> **The exercise**: Reproduce the material below line by line, beginning with its first line and ending with the line that contains "const edgeColors = ['#23395f', '#772624', '#4f6623'];"; leave out pictures.

> **Data shown**:
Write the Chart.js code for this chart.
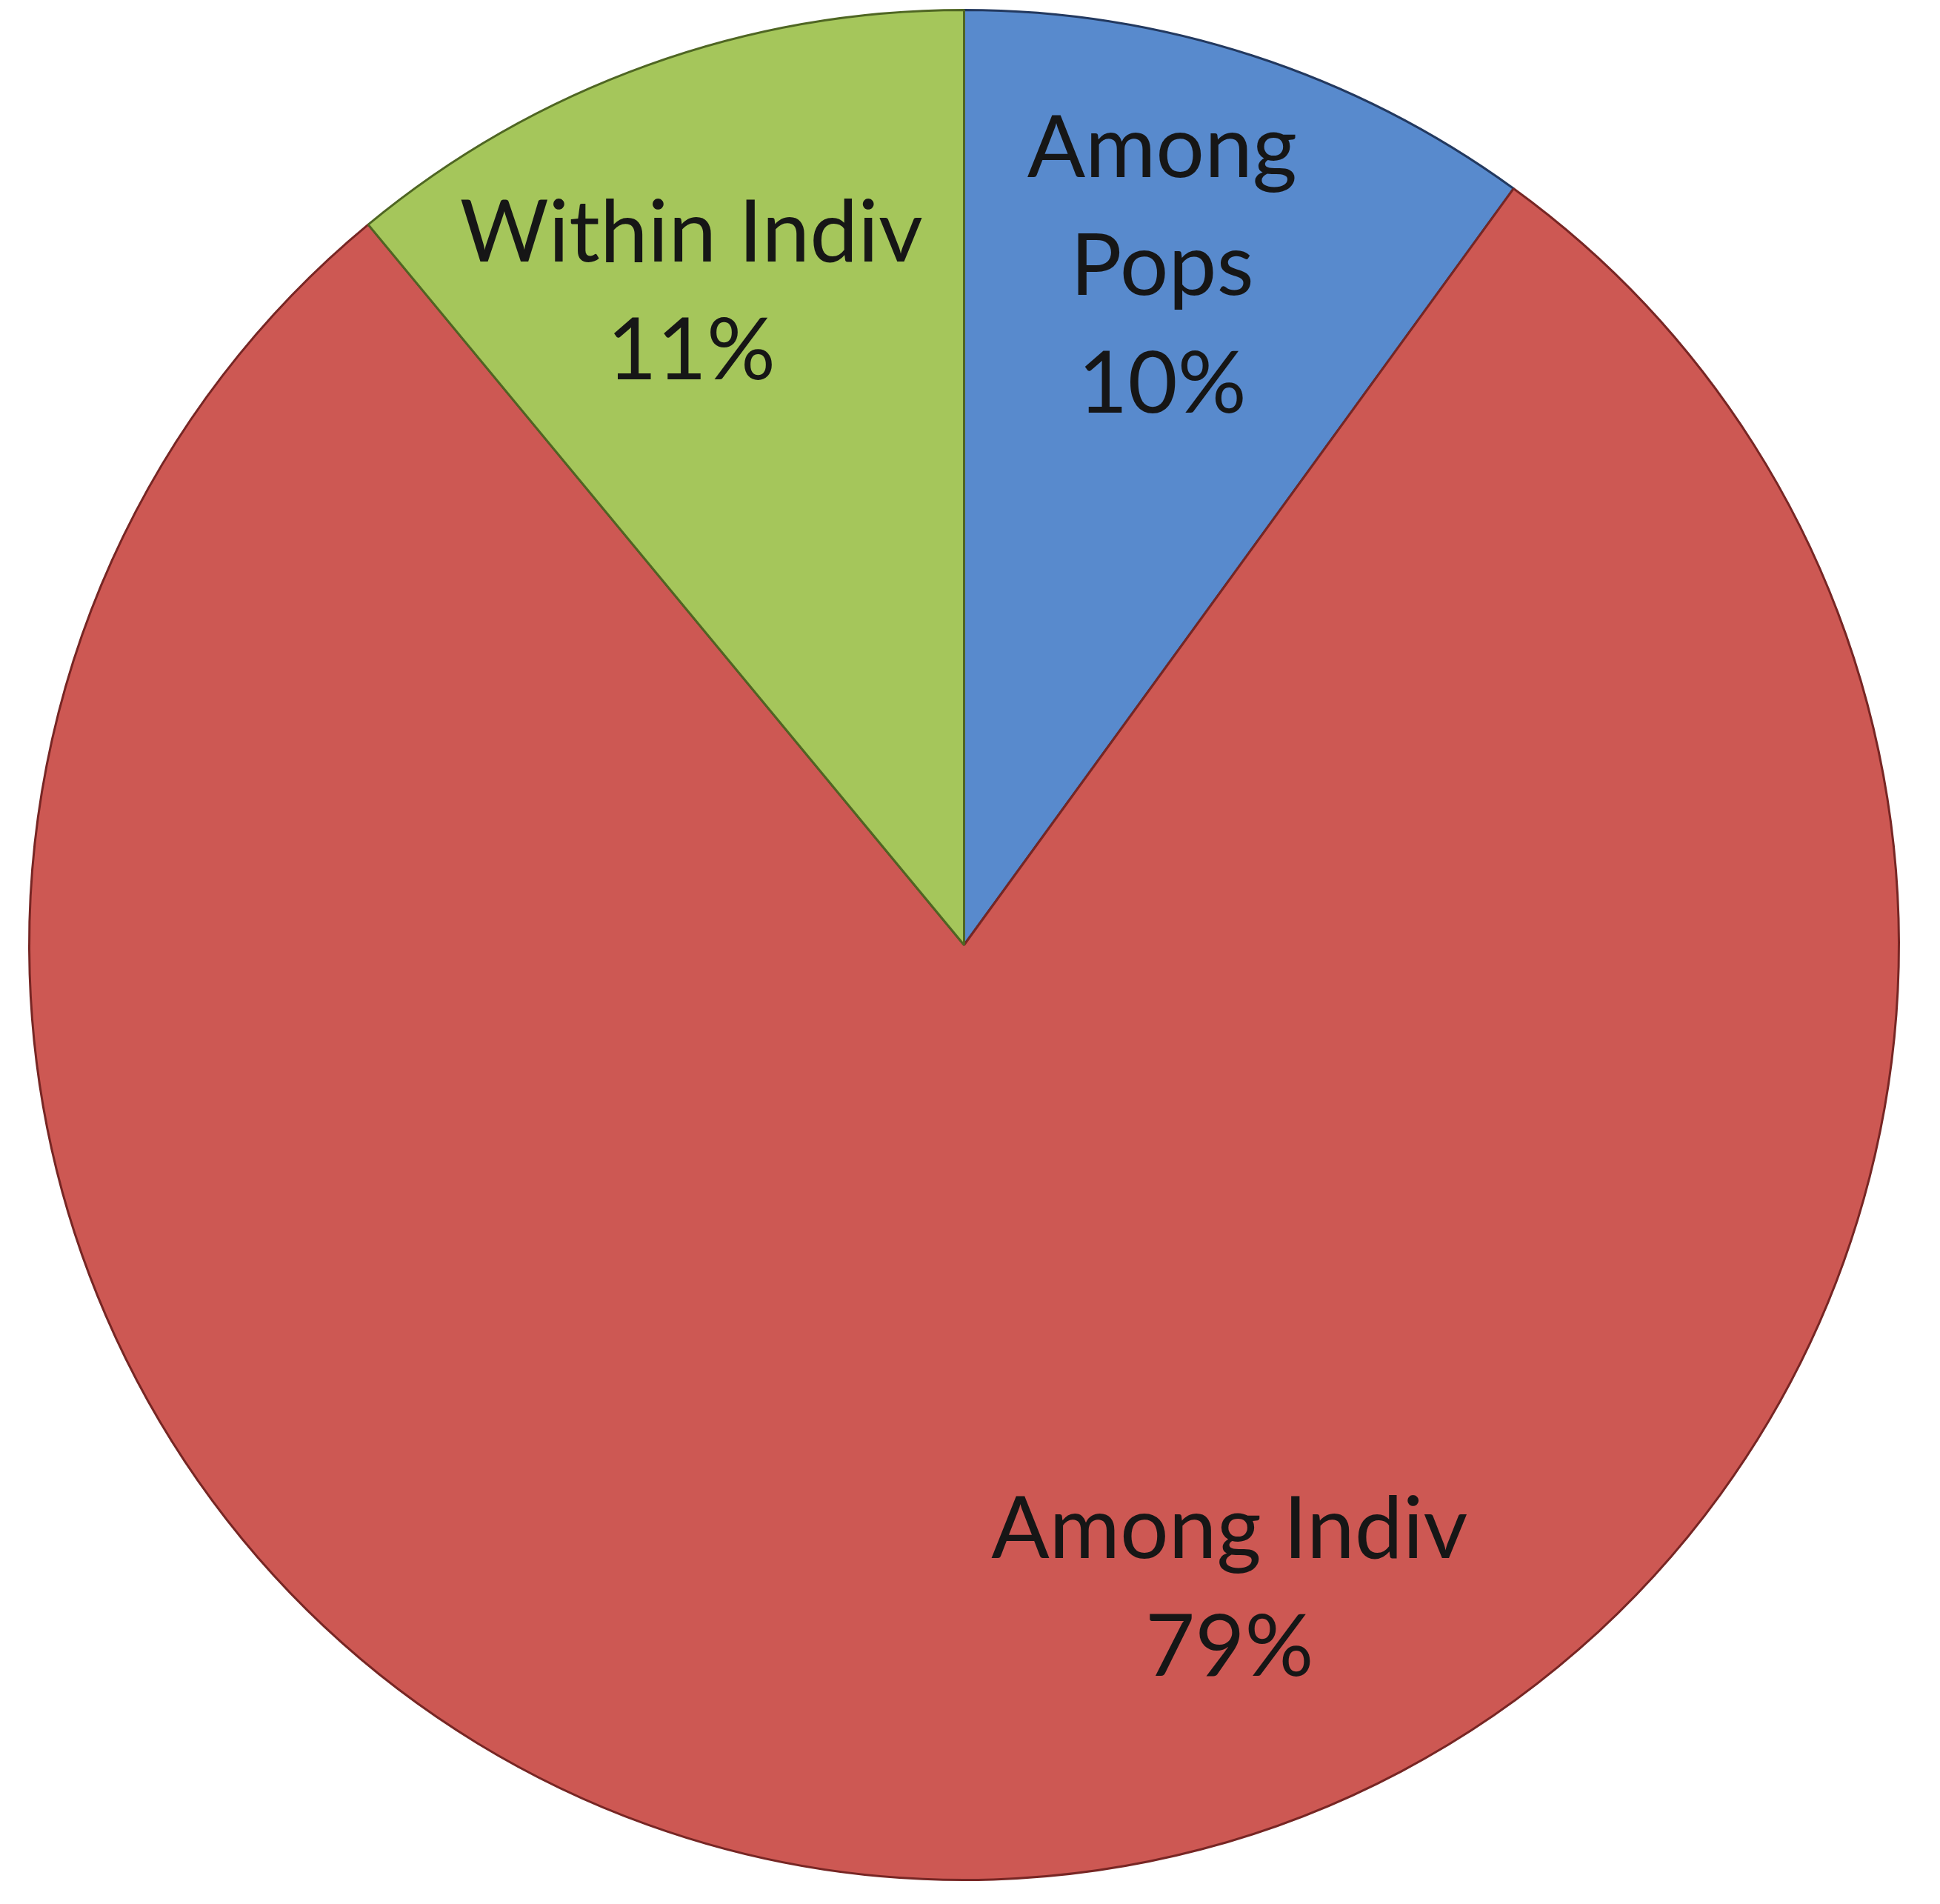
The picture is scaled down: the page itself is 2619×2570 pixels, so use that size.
<!DOCTYPE html>
<html>
<head>
<meta charset="utf-8">
<title>Variance components</title>
<script src="https://cdn.jsdelivr.net/npm/chart.js@4.4.1/dist/chart.umd.min.js"></script>
<style>
    html, body { margin: 0; padding: 0; background: #ffffff; }
    canvas { display: block; }
</style>
</head>
<body>
<canvas id="myChart" width="2619" height="2570"></canvas>
<script>
// slice data, clockwise from 12 o'clock
const categories = [['Among', 'Pops'], 'Among Indiv', 'Within Indiv'];
const percents = [10, 79, 11];
const sliceColors = ['#588acd', '#cd5853', '#a5c65b'];
const edgeColors = ['#23395f', '#772624', '#4f6623'];

// draws the "name / NN%" text inside each slice
const sliceLabels = {
    id: 'sliceLabels',
    afterDatasetsDraw(chart, args, opts) {
        const ctx = chart.ctx;
        const meta = chart.getDatasetMeta(0);
        const total = percents.reduce((a, b) => a + b, 0);
        ctx.save();
        ctx.font = opts.size + 'px ' + opts.family;
        ctx.fillStyle = opts.color;
        ctx.textAlign = 'center';
        ctx.textBaseline = 'middle';
        meta.data.forEach((arc, i) => {
            const p = arc.getProps(['x', 'y', 'startAngle', 'endAngle', 'outerRadius'], true);
            const place = opts.place[i];
            const mid = (p.startAngle + p.endAngle) / 2 + place.shift * Math.PI / 180;
            const r = p.outerRadius * place.dist;
            const cx = p.x + Math.cos(mid) * r;
            const cy = p.y + Math.sin(mid) * r;
            const name = categories[i];
            const lines = (Array.isArray(name) ? name.slice() : [name]);
            lines.push(Math.round(percents[i] / total * 100) + '%');
            const top = cy - (lines.length - 1) * opts.lineHeight / 2;
            lines.forEach((t, k) => ctx.fillText(t, cx, top + k * opts.lineHeight));
        });
        ctx.restore();
    }
};

const ctx = document.getElementById('myChart').getContext('2d');
new Chart(ctx, {
    type: 'pie',
    data: {
        labels: categories,
        datasets: [{
            data: percents,
            backgroundColor: sliceColors,
            borderColor: edgeColors,
            borderWidth: 3
        }]
    },
    options: {
        responsive: false,
        animation: false,
        devicePixelRatio: 1,
        layout: {
            padding: { left: 38, right: 54, top: 12, bottom: 31 }
        },
        plugins: {
            legend: { display: false },
            tooltip: { enabled: false },
            sliceLabels: {
                family: 'Lato, "Open Sans", sans-serif',
                size: 116,
                lineHeight: 159,
                color: '#161616',
                place: [
                    { shift: -1.7, dist: 0.755 },
                    { shift: -20.6, dist: 0.745 },
                    { shift: -2.9, dist: 0.756 }
                ]
            }
        }
    },
    plugins: [sliceLabels]
});
</script>
</body>
</html>
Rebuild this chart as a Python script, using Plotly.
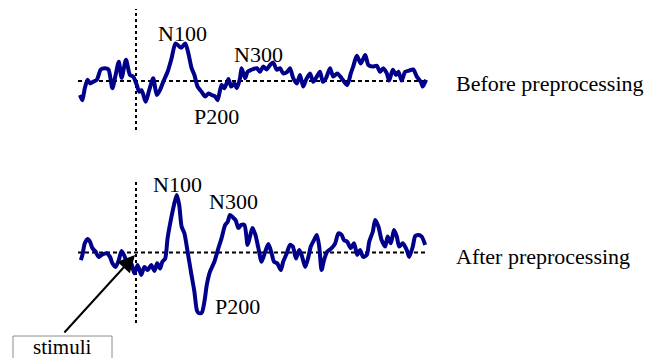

> **Solution for this task**:
Write the Chart.js code for this chart.
The picture is scaled down: the page itself is 2619×2570 pixels, so use that size.
<!DOCTYPE html>
<html>
<head>
<meta charset="utf-8">
<title>Variance components</title>
<script src="https://cdn.jsdelivr.net/npm/chart.js@4.4.1/dist/chart.umd.min.js"></script>
<style>
    html, body { margin: 0; padding: 0; background: #ffffff; }
    canvas { display: block; }
</style>
</head>
<body>
<canvas id="myChart" width="2619" height="2570"></canvas>
<script>
// slice data, clockwise from 12 o'clock
const categories = [['Among', 'Pops'], 'Among Indiv', 'Within Indiv'];
const percents = [10, 79, 11];
const sliceColors = ['#588acd', '#cd5853', '#a5c65b'];
const edgeColors = ['#23395f', '#772624', '#4f6623'];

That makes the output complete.